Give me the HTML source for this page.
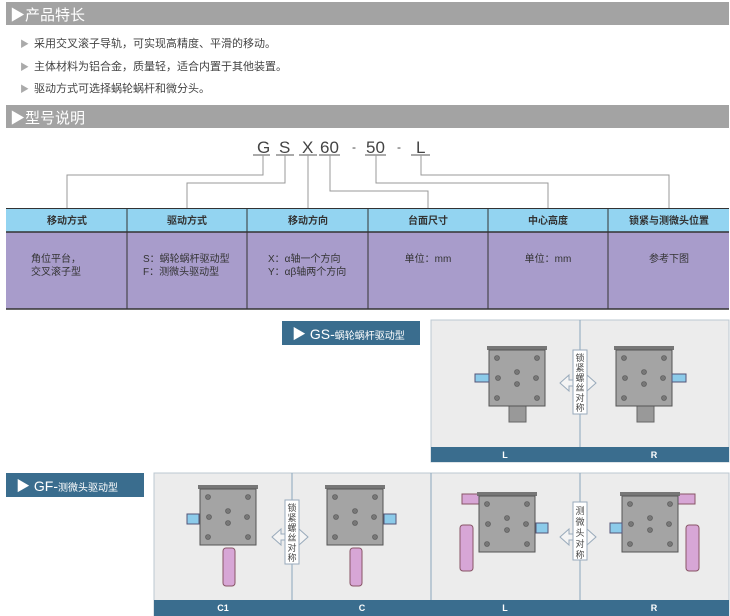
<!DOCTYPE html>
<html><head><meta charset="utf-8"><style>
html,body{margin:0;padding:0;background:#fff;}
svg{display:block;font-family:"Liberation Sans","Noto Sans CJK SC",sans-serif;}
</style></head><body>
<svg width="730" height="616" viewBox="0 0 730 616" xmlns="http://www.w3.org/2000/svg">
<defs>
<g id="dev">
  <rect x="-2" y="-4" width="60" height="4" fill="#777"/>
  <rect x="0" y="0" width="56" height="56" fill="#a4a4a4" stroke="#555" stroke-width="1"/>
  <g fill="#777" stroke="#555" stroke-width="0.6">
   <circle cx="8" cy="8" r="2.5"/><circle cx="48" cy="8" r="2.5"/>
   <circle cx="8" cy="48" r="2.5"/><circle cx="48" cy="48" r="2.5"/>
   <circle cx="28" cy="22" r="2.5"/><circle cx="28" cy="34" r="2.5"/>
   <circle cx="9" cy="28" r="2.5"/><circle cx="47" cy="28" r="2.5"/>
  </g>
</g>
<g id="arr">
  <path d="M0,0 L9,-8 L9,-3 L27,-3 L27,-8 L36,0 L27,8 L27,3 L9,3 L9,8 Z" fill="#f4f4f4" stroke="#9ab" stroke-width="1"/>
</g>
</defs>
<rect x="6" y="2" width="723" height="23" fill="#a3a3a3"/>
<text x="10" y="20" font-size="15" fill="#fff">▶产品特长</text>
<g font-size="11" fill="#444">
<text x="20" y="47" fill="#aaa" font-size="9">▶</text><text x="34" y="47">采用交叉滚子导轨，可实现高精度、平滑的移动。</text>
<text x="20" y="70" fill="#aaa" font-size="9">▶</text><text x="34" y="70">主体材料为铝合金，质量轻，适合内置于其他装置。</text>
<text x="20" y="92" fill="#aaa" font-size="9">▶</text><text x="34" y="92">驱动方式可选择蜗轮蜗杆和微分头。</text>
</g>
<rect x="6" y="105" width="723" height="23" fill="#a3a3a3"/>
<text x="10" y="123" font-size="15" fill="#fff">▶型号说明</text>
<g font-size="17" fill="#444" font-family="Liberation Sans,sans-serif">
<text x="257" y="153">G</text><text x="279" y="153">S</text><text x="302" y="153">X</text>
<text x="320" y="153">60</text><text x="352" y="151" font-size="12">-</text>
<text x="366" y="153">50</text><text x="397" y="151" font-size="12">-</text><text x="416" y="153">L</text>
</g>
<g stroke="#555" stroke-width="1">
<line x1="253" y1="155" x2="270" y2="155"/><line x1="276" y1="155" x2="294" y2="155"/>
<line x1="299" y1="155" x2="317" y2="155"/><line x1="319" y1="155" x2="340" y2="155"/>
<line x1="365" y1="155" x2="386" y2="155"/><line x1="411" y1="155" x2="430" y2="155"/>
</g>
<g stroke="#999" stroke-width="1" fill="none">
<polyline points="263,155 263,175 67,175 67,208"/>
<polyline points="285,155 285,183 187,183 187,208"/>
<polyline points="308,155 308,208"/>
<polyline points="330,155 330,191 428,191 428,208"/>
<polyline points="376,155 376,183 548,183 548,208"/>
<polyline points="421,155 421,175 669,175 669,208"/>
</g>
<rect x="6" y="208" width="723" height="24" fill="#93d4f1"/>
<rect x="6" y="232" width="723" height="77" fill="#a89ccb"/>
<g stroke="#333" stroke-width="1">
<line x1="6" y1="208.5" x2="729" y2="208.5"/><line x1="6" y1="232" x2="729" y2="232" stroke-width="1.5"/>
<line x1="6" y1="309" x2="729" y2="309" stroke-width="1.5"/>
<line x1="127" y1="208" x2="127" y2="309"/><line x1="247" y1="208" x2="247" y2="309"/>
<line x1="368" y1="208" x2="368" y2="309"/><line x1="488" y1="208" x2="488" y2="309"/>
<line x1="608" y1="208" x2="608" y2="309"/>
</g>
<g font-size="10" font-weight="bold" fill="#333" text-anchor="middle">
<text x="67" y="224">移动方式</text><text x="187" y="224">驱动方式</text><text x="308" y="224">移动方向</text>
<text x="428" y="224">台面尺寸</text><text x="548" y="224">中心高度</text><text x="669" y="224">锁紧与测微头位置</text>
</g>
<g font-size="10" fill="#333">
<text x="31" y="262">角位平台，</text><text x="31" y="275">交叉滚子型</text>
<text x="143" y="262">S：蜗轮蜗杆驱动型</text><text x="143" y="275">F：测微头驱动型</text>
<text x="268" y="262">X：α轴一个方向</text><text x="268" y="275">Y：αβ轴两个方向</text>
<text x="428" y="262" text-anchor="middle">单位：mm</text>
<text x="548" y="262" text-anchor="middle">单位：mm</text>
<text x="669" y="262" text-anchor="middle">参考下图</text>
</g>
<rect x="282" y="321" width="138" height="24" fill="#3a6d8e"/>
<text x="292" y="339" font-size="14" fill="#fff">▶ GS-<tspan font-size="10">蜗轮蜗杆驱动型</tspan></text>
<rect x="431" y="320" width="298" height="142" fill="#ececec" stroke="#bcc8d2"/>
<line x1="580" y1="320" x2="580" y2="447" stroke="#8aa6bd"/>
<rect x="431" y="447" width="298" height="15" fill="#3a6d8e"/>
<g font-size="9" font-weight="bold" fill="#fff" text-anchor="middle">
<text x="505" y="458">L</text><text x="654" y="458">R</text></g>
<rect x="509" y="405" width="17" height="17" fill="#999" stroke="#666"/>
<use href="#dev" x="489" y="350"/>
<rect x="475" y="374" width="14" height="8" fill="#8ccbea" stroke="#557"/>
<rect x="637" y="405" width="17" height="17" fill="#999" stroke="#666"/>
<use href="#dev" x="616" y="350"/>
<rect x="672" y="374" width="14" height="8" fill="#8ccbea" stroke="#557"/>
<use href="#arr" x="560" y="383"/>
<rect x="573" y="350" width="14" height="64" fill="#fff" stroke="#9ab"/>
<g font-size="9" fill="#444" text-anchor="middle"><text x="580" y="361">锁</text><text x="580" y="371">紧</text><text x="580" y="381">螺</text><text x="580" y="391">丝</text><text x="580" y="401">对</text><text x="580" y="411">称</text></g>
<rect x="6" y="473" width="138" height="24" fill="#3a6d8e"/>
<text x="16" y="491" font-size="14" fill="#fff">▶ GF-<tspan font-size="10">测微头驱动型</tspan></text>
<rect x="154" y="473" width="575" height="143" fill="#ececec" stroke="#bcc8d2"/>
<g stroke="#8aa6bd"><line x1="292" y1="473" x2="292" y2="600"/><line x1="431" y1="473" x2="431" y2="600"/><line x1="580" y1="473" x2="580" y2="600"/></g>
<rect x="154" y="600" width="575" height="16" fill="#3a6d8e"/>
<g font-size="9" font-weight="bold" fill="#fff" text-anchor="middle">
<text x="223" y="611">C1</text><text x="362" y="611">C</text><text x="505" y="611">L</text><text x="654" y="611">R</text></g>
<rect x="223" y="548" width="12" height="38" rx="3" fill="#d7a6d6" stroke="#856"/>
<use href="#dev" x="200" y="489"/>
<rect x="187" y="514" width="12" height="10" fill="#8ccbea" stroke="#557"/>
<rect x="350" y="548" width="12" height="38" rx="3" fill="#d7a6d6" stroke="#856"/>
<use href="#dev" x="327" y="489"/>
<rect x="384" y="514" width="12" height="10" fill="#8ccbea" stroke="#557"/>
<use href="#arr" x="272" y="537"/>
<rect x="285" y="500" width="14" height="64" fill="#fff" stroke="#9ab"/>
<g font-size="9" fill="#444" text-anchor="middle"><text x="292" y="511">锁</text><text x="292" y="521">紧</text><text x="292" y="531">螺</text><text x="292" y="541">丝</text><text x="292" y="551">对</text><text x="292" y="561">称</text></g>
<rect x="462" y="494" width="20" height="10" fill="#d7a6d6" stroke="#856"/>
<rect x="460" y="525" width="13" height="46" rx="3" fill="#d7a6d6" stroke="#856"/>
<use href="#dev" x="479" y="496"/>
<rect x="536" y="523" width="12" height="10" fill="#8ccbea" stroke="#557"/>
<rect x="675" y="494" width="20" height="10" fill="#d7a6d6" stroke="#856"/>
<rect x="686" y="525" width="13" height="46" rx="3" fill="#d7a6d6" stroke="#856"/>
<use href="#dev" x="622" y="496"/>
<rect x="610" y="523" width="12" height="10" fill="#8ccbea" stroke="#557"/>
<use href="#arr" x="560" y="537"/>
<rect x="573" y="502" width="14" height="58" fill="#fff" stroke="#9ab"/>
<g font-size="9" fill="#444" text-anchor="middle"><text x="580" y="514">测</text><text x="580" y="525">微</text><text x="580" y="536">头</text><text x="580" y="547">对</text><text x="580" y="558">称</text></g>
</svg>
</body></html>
...
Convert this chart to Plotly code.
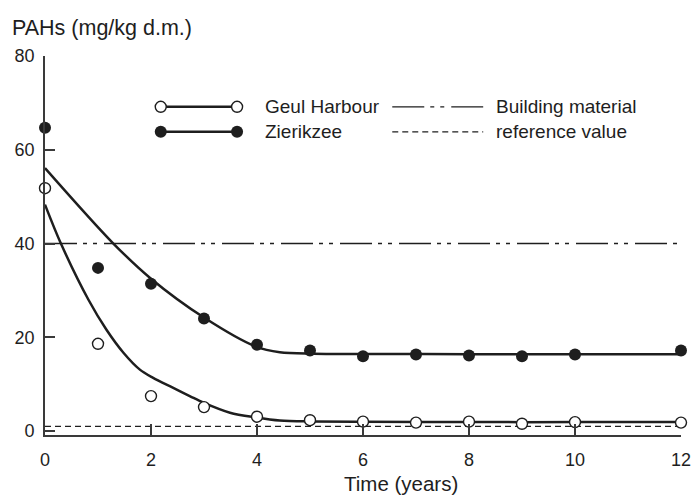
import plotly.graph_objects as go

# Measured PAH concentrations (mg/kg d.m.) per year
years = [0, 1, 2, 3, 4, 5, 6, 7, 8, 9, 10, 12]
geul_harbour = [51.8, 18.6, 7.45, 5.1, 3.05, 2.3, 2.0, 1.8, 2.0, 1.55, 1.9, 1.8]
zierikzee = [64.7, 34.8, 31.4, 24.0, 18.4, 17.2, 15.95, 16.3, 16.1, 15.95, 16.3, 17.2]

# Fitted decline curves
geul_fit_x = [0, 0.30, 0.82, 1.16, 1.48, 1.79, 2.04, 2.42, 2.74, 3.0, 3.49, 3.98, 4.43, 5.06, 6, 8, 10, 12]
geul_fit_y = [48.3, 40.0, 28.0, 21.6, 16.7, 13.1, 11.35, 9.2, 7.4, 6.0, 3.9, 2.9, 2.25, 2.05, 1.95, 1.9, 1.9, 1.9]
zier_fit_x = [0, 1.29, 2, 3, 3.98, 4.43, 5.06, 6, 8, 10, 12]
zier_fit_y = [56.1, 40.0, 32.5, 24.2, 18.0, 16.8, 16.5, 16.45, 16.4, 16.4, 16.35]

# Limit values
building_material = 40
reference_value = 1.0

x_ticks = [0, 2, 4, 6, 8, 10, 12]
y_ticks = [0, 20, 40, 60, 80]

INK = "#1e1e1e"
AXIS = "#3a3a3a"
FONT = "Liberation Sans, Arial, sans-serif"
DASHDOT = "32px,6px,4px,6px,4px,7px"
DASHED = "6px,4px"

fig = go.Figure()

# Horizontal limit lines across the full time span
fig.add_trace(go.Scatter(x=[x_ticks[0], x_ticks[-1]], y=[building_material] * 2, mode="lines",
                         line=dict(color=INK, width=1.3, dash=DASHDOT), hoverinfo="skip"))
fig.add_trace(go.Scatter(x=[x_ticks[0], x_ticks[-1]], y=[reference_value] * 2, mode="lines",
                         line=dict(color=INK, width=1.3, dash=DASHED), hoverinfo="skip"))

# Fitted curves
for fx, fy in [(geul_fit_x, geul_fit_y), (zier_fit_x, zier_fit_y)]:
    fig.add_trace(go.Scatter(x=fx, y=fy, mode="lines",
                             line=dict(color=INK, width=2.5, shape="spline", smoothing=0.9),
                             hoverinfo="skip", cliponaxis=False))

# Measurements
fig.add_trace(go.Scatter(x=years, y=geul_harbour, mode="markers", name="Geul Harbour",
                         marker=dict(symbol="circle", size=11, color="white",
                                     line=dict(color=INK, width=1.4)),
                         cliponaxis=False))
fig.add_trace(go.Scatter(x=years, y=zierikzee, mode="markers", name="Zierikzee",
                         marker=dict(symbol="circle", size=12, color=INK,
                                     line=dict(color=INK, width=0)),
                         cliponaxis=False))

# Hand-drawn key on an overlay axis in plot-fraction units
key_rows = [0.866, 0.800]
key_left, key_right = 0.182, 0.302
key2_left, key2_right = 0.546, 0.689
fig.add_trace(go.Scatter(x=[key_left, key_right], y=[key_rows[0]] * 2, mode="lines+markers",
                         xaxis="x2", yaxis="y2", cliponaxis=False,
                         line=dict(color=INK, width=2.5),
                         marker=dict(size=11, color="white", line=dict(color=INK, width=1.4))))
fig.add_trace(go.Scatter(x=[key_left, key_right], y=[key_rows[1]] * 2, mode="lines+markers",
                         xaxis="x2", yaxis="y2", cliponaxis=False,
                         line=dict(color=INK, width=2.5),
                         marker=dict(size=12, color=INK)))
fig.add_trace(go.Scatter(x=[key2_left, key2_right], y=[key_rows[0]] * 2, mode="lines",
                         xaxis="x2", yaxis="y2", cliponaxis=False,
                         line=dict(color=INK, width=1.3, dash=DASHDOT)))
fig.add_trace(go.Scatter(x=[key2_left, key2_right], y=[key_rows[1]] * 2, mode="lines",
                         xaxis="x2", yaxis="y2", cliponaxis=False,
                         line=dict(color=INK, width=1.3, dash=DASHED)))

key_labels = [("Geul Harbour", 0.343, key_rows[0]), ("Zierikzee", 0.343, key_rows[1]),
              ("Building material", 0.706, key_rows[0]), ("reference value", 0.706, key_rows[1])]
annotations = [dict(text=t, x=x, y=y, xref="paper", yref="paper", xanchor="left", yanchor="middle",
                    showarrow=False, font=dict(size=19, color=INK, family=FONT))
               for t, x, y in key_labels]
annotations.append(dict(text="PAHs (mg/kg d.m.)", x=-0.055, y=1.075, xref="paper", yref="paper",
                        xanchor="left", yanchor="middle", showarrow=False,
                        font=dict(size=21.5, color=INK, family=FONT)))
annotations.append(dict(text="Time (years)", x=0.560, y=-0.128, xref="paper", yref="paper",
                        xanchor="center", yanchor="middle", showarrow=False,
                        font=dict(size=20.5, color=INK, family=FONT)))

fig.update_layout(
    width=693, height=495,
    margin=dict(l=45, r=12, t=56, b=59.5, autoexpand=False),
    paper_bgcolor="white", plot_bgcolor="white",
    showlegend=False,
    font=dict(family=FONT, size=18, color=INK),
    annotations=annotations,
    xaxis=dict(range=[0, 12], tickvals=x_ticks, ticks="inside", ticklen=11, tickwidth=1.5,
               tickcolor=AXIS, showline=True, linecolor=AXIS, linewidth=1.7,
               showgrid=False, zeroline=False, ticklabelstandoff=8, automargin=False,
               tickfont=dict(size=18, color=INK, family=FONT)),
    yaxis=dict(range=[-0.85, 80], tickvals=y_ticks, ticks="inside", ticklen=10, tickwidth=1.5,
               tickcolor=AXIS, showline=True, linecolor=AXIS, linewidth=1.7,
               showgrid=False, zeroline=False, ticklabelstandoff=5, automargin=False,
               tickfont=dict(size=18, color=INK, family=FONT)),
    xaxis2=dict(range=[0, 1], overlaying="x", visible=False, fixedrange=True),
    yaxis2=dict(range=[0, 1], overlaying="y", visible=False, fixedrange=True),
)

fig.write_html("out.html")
==
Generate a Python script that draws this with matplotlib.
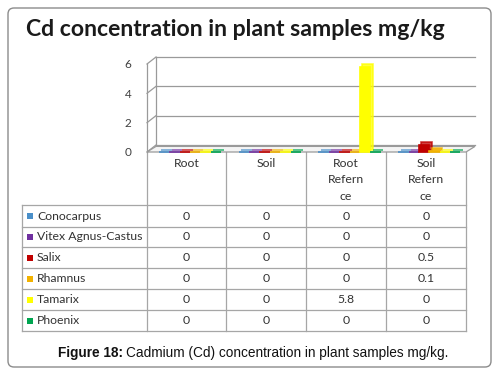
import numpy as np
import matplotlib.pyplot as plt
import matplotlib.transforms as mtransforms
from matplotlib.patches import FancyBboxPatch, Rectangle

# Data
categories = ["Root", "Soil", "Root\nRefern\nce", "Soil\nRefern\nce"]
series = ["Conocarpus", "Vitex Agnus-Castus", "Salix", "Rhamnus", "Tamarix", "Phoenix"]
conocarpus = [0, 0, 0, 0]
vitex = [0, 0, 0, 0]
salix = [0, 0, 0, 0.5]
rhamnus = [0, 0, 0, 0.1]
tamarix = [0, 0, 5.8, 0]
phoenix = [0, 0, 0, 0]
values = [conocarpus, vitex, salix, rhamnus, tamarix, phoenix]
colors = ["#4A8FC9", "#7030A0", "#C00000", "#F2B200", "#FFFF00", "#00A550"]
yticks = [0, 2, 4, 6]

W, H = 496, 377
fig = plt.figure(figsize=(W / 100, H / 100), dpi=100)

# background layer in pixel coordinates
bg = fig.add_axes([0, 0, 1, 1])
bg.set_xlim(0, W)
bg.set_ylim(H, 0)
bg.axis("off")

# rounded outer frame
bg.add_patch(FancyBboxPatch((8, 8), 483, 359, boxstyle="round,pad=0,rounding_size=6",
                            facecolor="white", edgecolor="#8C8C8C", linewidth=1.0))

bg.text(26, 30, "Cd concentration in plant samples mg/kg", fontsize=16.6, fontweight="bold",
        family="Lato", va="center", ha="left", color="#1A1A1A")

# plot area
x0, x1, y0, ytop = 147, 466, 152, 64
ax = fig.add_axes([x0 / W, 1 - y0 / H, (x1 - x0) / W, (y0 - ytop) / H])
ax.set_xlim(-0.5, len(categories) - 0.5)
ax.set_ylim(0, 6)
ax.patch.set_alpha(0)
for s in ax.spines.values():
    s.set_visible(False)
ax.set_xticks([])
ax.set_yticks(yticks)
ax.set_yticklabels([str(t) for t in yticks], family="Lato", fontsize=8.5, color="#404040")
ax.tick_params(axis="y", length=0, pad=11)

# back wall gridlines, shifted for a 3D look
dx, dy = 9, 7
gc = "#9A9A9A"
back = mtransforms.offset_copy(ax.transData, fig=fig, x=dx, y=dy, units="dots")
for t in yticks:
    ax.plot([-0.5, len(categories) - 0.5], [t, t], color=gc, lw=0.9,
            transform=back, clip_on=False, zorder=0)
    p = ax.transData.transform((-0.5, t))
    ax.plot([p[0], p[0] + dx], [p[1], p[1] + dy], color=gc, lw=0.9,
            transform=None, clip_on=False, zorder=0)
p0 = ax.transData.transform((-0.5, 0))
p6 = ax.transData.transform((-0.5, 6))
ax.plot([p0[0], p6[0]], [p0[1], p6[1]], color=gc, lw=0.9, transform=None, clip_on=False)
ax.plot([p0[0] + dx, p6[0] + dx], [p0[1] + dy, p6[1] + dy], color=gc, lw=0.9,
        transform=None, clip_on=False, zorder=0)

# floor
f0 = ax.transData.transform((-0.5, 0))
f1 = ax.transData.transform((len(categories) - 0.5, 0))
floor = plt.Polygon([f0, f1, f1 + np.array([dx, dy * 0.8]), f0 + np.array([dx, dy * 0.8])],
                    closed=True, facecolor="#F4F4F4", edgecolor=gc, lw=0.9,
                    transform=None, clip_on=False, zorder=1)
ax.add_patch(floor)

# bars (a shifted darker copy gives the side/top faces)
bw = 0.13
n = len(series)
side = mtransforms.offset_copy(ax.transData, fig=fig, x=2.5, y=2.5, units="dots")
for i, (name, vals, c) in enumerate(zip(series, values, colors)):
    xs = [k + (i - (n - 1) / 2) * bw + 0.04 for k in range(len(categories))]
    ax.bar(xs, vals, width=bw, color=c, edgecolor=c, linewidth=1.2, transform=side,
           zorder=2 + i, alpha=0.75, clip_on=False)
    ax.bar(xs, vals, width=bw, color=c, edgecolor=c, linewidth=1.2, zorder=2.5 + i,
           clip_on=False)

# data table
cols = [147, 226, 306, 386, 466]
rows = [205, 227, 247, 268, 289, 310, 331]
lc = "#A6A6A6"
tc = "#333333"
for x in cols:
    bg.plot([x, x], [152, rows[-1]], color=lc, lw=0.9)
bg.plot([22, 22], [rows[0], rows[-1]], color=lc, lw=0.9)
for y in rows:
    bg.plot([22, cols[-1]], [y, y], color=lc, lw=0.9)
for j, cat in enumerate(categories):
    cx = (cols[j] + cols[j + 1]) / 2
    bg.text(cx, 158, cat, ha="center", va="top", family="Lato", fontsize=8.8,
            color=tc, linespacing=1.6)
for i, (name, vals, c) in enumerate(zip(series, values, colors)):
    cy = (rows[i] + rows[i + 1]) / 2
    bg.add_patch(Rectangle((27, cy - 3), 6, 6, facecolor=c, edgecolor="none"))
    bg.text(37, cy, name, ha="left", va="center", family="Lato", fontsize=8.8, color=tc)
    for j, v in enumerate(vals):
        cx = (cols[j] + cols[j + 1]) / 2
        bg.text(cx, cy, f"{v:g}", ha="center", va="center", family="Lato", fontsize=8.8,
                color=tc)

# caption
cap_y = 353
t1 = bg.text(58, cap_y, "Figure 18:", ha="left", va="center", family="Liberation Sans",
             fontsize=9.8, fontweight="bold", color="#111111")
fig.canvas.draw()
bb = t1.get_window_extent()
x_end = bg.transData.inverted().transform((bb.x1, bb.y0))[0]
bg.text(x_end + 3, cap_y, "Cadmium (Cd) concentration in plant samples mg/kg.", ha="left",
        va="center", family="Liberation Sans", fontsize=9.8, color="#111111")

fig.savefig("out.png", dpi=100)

### What the task requires:
Of the lines above, quote exactly those from the one with "Generate a Python" through the one with "from matplotlib.patches import", ends included; pictures stay out.

### Solution to this task:
Generate a Python script that draws this with matplotlib.
import numpy as np
import matplotlib.pyplot as plt
import matplotlib.transforms as mtransforms
from matplotlib.patches import FancyBboxPatch, Rectangle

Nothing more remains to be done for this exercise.